Hacker News new | ask | show | jobs
by greenonion 4932 days ago
So is there anyone using Python for machine learning in production systems (i.e. not just for prototyping). I would love to do it but seems Java/Mahout is a safer choice, performance-wise.

I wonder whether Blaze is a step towards that direction.

2 comments

I use Python for nearly all of my ETL processes that involve text processing. Even in production systems, I'd be hard-pressed to admit any significant performance issues. Python facilitates implementing algorithms in a functional style, which I tend to prefer over the imperative style (i.e., Java). With C++11 and boost, I'm able to translate my Python code to C++ while preserving the functional style, which has immensely simplified prototyping/deploying NLP/ML algorithms while simultaneously begetting enormous performance gains. I see Python as an extremely viable alternative to Java.
You got me a bit confused here. If I understand correctly what you 're saying, you 're still using Python for prototyping the core algorithms and C++ in actual production systems. I'm not saying Python is not good for production systems in general, I'm wondering whether it is good enough for real-world implementations of machine learning algorithms.

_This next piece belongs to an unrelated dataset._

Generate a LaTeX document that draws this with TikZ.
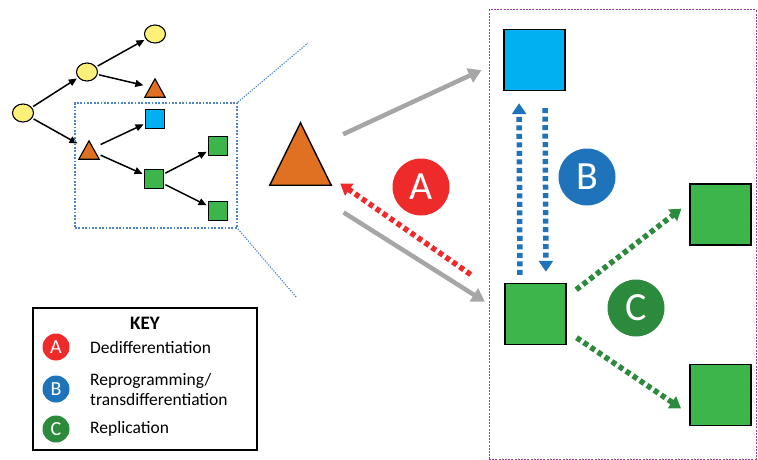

Also, I believe most people would consider Java as an alternative to C++, hence all the Java-based Apache projects, such as Mahout, Solr etc.

I use Python in production for text pre-processing and other ETL-related processes, which is part of a larger reinforcement learning approach. Additionally, I use Python to prototype the core ML algorithms, which I sometimes re-implement in C++. However, for many of those algorithms, numpy actually performs identically to BLAS in C++.
I get it now, thanks. It's very interesting, maybe I will give Python for ML a chance!
Have you tried Scala? It might let you write in a functional style and then not have to translate it to something else. Please don't interpret this as a troll; I'm genuinely curious what the pros/cons of these approaches are.
I've never tried Scala, but I suppose I should give it a chance. I'm a fan of Lisp, and the two languages seem to have a lot in common. Scala's expressive type system seems like it has the potential to be both a blessing and a curse, but admittedly, I know next to nothing about the language.
I may be missing something here, but if you're a fan of lisp and want easy interaction with libraries on the JVM, please tell me you've heard of Clojure. It's a modern lisp that strongly favors functional programming, and that has great concurrency support. Plus, there is already a data analysis / statistical platform built on top of it called Incanter.
We also use python in production at plotwatt for machine learning. We started by prototyping in matlab and then porting to c++, but have since found it much much easier to just do everything in python and numpy. When speed was an issue, we slightly changed the way we implemented the algorithm rather than implement the same algorithm in a faster language. Admittedly this isn't always possible.